CERN Accelerating science

Scientists Observe a New Way for Heavy Mesons to Decay

Researchers working on the LHCb experiment at CERN have achieved a breakthrough in understanding a subatomic particle called the Bc+ meson. They have observed, for the first time, a specific way this meson decays, providing valuable insights into the fundamental forces that govern our universe.

The Bc+ meson stands out in the world of subatomic particles due to its heavyweight composition. It's made of two heavy quarks: a bottom (b) quark and a charm (c) quark. This makes it the heaviest meson (a composite particle made of a quark-antiquark pair) that can only decay through a process called weak interaction. In this process, one of the heavy quarks decays, while the other acts as a spectator.

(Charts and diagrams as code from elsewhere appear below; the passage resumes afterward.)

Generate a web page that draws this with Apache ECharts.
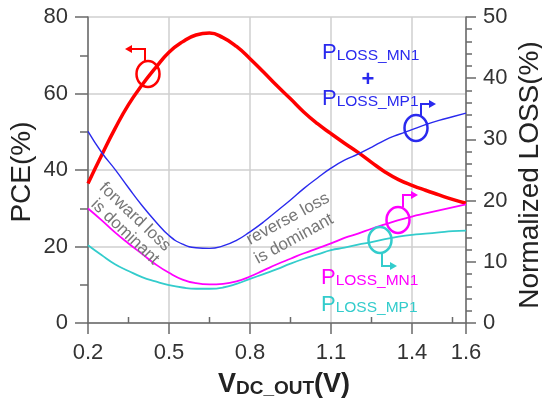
<!DOCTYPE html>
<html>
<head>
<meta charset="utf-8">
<script src="https://cdn.jsdelivr.net/npm/echarts@6/dist/echarts.min.js"></script>
<style>
  html, body { margin: 0; padding: 0; background: #fff; }
  #chart { width: 542px; height: 402px; }
</style>
</head>
<body>
<div id="chart"></div>
<script>
// VDC_OUT (V) sample points
const vdc = [0.2, 0.25, 0.3, 0.35, 0.4, 0.45, 0.5, 0.55, 0.6, 0.65, 0.7, 0.75, 0.8, 0.85, 0.9,
             0.95, 1.0, 1.05, 1.1, 1.15, 1.2, 1.25, 1.3, 1.35, 1.4, 1.45, 1.5, 1.55, 1.6];

// PCE (%) - left axis
const pce = [36.5, 43.8, 50.8, 57.1, 62.2, 66.7, 70.8, 73.5, 75.3, 75.8, 74.6, 72.3, 69.1, 65.6, 62.0,
             58.6, 55.1, 52.1, 49.5, 47.0, 44.6, 42.0, 39.5, 37.5, 36.0, 34.7, 33.5, 32.3, 31.3];

// Normalized loss (%) - right axis
const lossTotal = [31.3, 27.9, 25.1, 22.1, 19.2, 16.6, 14.3, 12.9, 12.3, 12.2, 12.6, 13.5, 14.9, 16.5, 18.3,
                   20.1, 22.0, 23.7, 25.3, 26.6, 27.6, 28.7, 29.9, 30.8, 31.6, 32.4, 33.1, 33.7, 34.3];
const lossMN1 = [18.7, 16.8, 14.8, 13.0, 11.3, 9.6, 8.2, 7.1, 6.5, 6.3, 6.4, 6.8, 7.6, 8.6, 9.6,
                 10.5, 11.4, 12.2, 13.0, 13.9, 14.6, 15.4, 16.1, 16.8, 17.4, 17.9, 18.4, 18.9, 19.4];
const lossMP1 = [12.7, 11.1, 9.6, 8.5, 7.5, 6.8, 6.2, 5.8, 5.6, 5.6, 5.8, 6.4, 7.2, 8.0, 8.8,
                 9.7, 10.5, 11.2, 11.9, 12.3, 12.8, 13.2, 13.7, 14.1, 14.4, 14.6, 14.8, 15.0, 15.1];

// ticks and grid lines
const xMajorTicks = [0.2, 0.5, 0.8, 1.1, 1.4, 1.6];
const xMinorTicks = [0.35, 0.65, 0.95, 1.25, 1.55];
const xTickLabels = [0.2, 0.5, 0.8, 1.1, 1.4, 1.6];

const FONT = '"Liberation Sans", Arial, sans-serif';
const AXIS_COLOR = '#6a6a6a';
const GRID_COLOR = '#cfcfcf';
const X_MIN = 0.2, X_MAX = 1.6;

const pairs = ys => vdc.map((x, i) => [x, ys[i]]);

// small circle + bent arrow markers pointing to the axis of each curve
function marker(cx, cy, color, stub, head) {
    return [
        { type: 'ellipse', shape: { cx: cx, cy: cy, rx: 11.5, ry: 13 },
          style: { fill: 'none', stroke: color, lineWidth: 2.5 }, z: 20 },
        { type: 'polyline', shape: { points: stub },
          style: { fill: 'none', stroke: color, lineWidth: 2 }, z: 20 },
        { type: 'polygon', shape: { points: head },
          style: { fill: color }, z: 20 }
    ];
}

function lossLabel(x, y, color, suffix) {
    return {
        type: 'text', x: x, y: y, z: 20,
        style: {
            text: '{p|P}{s|LOSS_' + suffix + '}',
            fill: color,
            fontSize: 22, fontFamily: FONT,
            textVerticalAlign: 'bottom',
            rich: {
                p: { fontSize: 22, fontFamily: FONT, fill: color, verticalAlign: 'bottom', lineHeight: 22 },
                s: { fontSize: 15.5, fontFamily: FONT, fill: color, verticalAlign: 'bottom', lineHeight: 18 }
            }
        }
    };
}

function noteText(x, y, rot, text) {
    return {
        type: 'text', x: x, y: y, rotation: rot, z: 15,
        style: {
            text: text, fill: '#777', font: '17px ' + FONT,
            align: 'center', verticalAlign: 'middle'
        }
    };
}

// minor x ticks (pointing inward), placed through the x axis scale
function minorTickRender(params, api) {
    const p = api.coord([api.value(0), 0]);
    return { type: 'line', shape: { x1: p[0], y1: p[1], x2: p[0], y2: p[1] - 6 },
             style: { stroke: AXIS_COLOR, lineWidth: 1.5 } };
}

const chart = echarts.init(document.getElementById('chart'));

chart.setOption({
    animation: false,
    grid: { left: 88, right: 76, top: 17, bottom: 79 },
    xAxis: {
        type: 'value', min: X_MIN, max: X_MAX,
        axisLine: { lineStyle: { color: AXIS_COLOR, width: 1.5 } },
        axisTick: { show: true, customValues: xMajorTicks, length: 11,
                    lineStyle: { color: AXIS_COLOR, width: 1.5 } },
        axisLabel: { customValues: xTickLabels, fontSize: 22, color: '#333', margin: 19,
                     fontFamily: FONT, formatter: v => v.toFixed(1) },
        splitLine: { show: true, lineStyle: { color: GRID_COLOR, width: 1.5 } }
    },
    yAxis: [
        {
            type: 'value', min: 0, max: 80, interval: 20,
            axisLine: { show: true, lineStyle: { color: AXIS_COLOR, width: 1.5 } },
            axisTick: { show: true, length: 13, lineStyle: { color: AXIS_COLOR, width: 1.5 } },
            minorTick: { show: true, splitNumber: 2, length: 8, lineStyle: { color: AXIS_COLOR, width: 1.5 } },
            axisLabel: { fontSize: 22, color: '#333', margin: 20, fontFamily: FONT },
            splitLine: { show: true, lineStyle: { color: GRID_COLOR, width: 1.5 } }
        },
        {
            type: 'value', min: 0, max: 50, interval: 10, position: 'right',
            axisLine: { show: true, lineStyle: { color: AXIS_COLOR, width: 1.5 } },
            axisTick: { show: true, length: 10, lineStyle: { color: AXIS_COLOR, width: 1.5 } },
            minorTick: { show: true, splitNumber: 5, length: 6, lineStyle: { color: AXIS_COLOR, width: 1.5 } },
            axisLabel: { fontSize: 22, color: '#333', margin: 17, fontFamily: FONT },
            splitLine: { show: false }
        }
    ],
    series: [
        { name: 'minor ticks', type: 'custom', yAxisIndex: 0, silent: true, clip: false,
          renderItem: minorTickRender, data: xMinorTicks.map(v => [v, 0]) },
        { name: 'PCE', type: 'line', yAxisIndex: 0, data: pairs(pce), smooth: true,
          showSymbol: false, lineStyle: { color: '#ff0000', width: 3.5 } },
        { name: 'PLOSS_MP1', type: 'line', yAxisIndex: 1, data: pairs(lossMP1), smooth: true,
          showSymbol: false, lineStyle: { color: '#33cccc', width: 1.8 } },
        { name: 'PLOSS_MN1', type: 'line', yAxisIndex: 1, data: pairs(lossMN1), smooth: true,
          showSymbol: false, lineStyle: { color: '#ff00ff', width: 1.8 } },
        { name: 'PLOSS_MN1 + PLOSS_MP1', type: 'line', yAxisIndex: 1, data: pairs(lossTotal), smooth: true,
          showSymbol: false, lineStyle: { color: '#2a2aee', width: 1.4 } }
    ],
    graphic: [
        { type: 'text', x: 22, y: 172, rotation: Math.PI / 2, z: 20,
          style: { text: 'PCE(%)', fill: '#222', font: '28px ' + FONT,
                   align: 'center', verticalAlign: 'middle' } },
        { type: 'text', x: 530, y: 175, rotation: Math.PI / 2, z: 20,
          style: { text: 'Normalized LOSS(%)', fill: '#222', font: '28px ' + FONT,
                   align: 'center', verticalAlign: 'middle' } },
        { type: 'text', x: 284, y: 383, z: 20,
          style: {
              text: '{a|V}{b|DC_OUT}{a|(V)}', fill: '#222', font: 'bold 27px ' + FONT,
              align: 'center', verticalAlign: 'middle',
              rich: {
                  a: { fontSize: 27, fontWeight: 'bold', fontFamily: FONT, fill: '#222', verticalAlign: 'bottom', lineHeight: 30 },
                  b: { fontSize: 19, fontWeight: 'bold', fontFamily: FONT, fill: '#222', verticalAlign: 'bottom', lineHeight: 25 }
              }
          } },
        lossLabel(322, 64, '#2a2aee', 'MN1'),
        { type: 'text', x: 368, y: 80, z: 20,
          style: { text: '+', fill: '#2a2aee', font: 'bold 22px ' + FONT,
                   align: 'center', verticalAlign: 'middle' } },
        lossLabel(322, 110, '#2a2aee', 'MP1'),
        lossLabel(321, 289, '#ff00ff', 'MN1'),
        lossLabel(321, 316, '#33cccc', 'MP1'),
        noteText(135, 217, -0.76, 'forward loss'),
        noteText(125, 232, -0.76, 'is dominant'),
        noteText(288, 219, 0.5, 'reverse loss'),
        noteText(294, 239, 0.5, 'is dominant'),
        ...marker(148, 74, '#ff0000', [[145, 61], [145, 49], [131, 49]], [[125, 49], [132, 45], [132, 53]]),
        ...marker(416, 128, '#2a2aee', [[421, 116], [421, 104], [430, 104]], [[436, 104], [429, 100], [429, 108]]),
        ...marker(398, 220, '#ff00ff', [[403, 207], [403, 195], [412, 195]], [[418, 195], [411, 191], [411, 199]]),
        ...marker(380, 240, '#33cccc', [[382, 253], [382, 266], [391, 266]], [[397, 266], [390, 262], [390, 270]])
    ]
});
</script>
</body>
</html>
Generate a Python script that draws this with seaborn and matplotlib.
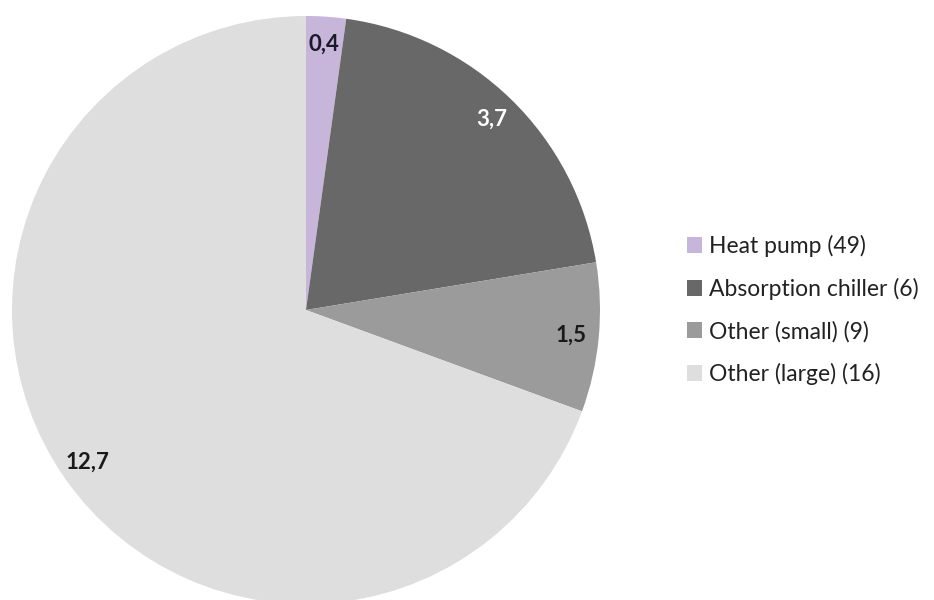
import matplotlib
matplotlib.use("Agg")
import matplotlib.pyplot as plt
import seaborn as sns

categories = ["Heat pump (49)", "Absorption chiller (6)", "Other (small) (9)", "Other (large) (16)"]
values = [0.4, 3.7, 1.5, 12.7]
value_labels = ["0,4", "3,7", "1,5", "12,7"]
colors = ["#c8b5da", "#686868", "#9b9b9b", "#dedede"]
label_colors = ["#1a1a2a", "white", "#1a1a1a", "#1a1a1a"]

sns.set_theme(style="white")
plt.rcParams["font.family"] = ["Lato", "DejaVu Sans"]

fig = plt.figure(figsize=(9.34, 6.0), dpi=100)
W, H = 934, 600
cx, cy, r = 306, 310, 294
ax = fig.add_axes([(cx - r) / W, (H - cy - r) / H, 2 * r / W, 2 * r / H])

wedges, texts = ax.pie(values, colors=colors, startangle=90, counterclock=False,
                       labels=value_labels, labeldistance=0.905,
                       wedgeprops=dict(linewidth=0),
                       textprops=dict(fontsize=16, fontweight="bold", ha="center", va="center"))
for t, c in zip(texts, label_colors):
    t.set_color(c)
    t.set_ha("center")
    t.set_va("center")
ax.set_xlim(-1, 1)
ax.set_ylim(-1, 1)
ax.set_aspect("equal")

leg = fig.legend(wedges, categories, loc="center left",
                 bbox_to_anchor=(687 / W, 1 - 310 / H), frameon=False,
                 fontsize=16.5, handlelength=0.66, handleheight=0.66,
                 handletextpad=0.32, labelspacing=0.9, borderaxespad=0, borderpad=0)
for t in leg.get_texts():
    t.set_color("#222222")

fig.savefig("out.png", dpi=100, facecolor="white")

The newly observed decay involves transforming the Bc+ meson. It breaks down into a charmonium particle (J/ψ) and two lighter particles: a positively charged pion (π+) and a neutral pion (π⁰). This is the simplest way a Bc+ meson can decay into charmonium and an even number of lighter particles. The decay process shows a contribution from an intermediate particle, a ρ+ meson that forms for a brief moment before decaying to the pair of pions.

Figure 1: Diagram for the decays of the BC+ meson into the J/ψ meson and light hadrons.

This discovery holds significance for several reasons. First, it fills a theoretical gap. This decay mode was predicted by theorists but never observed before. Precise measurements of this decay will allow scientists to compare theory and experiment, refining our understanding of the weak interaction. More specifically, measurements of e+e annihilation into two pions in the ρ mass region (like in the Bc decay reported today) are crucial for the prediction of results from the Fermilab g-2 experiment in the framework of the Standard Model. A precise measurement of the Bc+ →J/ψ π+π0 decay allows a more profound understanding of its possible contribution as a background source for the study of other decays of Bc mesons, as well as rare decays of B0 mesons.

The image above shows the J/ψ π+π0 mass spectrum, which is clearly clustered around the Bc+ mass. The π+π0  mass combination of pions from this decay clusters around the ρ meson mass, as shown in the image.


Second, the decay of the Bc+ meson into J/ψ and two pions has connections beyond this specific particle. It is related to other fundamental processes, such as the decay of the tau lepton and the annihilation of electrons and positrons. Studying this decay helps us understand these other processes better.

Finally, this decay could potentially mimic other, rarer decays of Bc+ mesons and B0 mesons. Understanding this decay mode will improve the ability of scientists to identify and study these rare decays more effectively.


LHCb physicists measured the ratio of the branching fraction of the new decay to that of the Bc→ J/ψ π+ and obtained a value of 2.80±0.15±0.11±0.16. The measured ratio has been calculated by various theorists over the last 30 years. Now these predictions can be compared with experimental measurements. The comparison of the LHCb result with these calculations is shown in the right-hand image above. Most of the predictions are confirmed by this new measurement.

The success of this research is due in part to the capabilities of the LHCb experiment. The large amount of data collected by the LHCb, combined with its powerful detector, allows scientists to observe rare and complex particle interactions like this decay in exquisite detail. This discovery adds to the impressive list of Bc+ meson decay modes observed by LHCb. With 18 out of the 20 known decay modes discovered by this experiment, LHCb is leading the way in unravelling the secrets of this fascinating particle.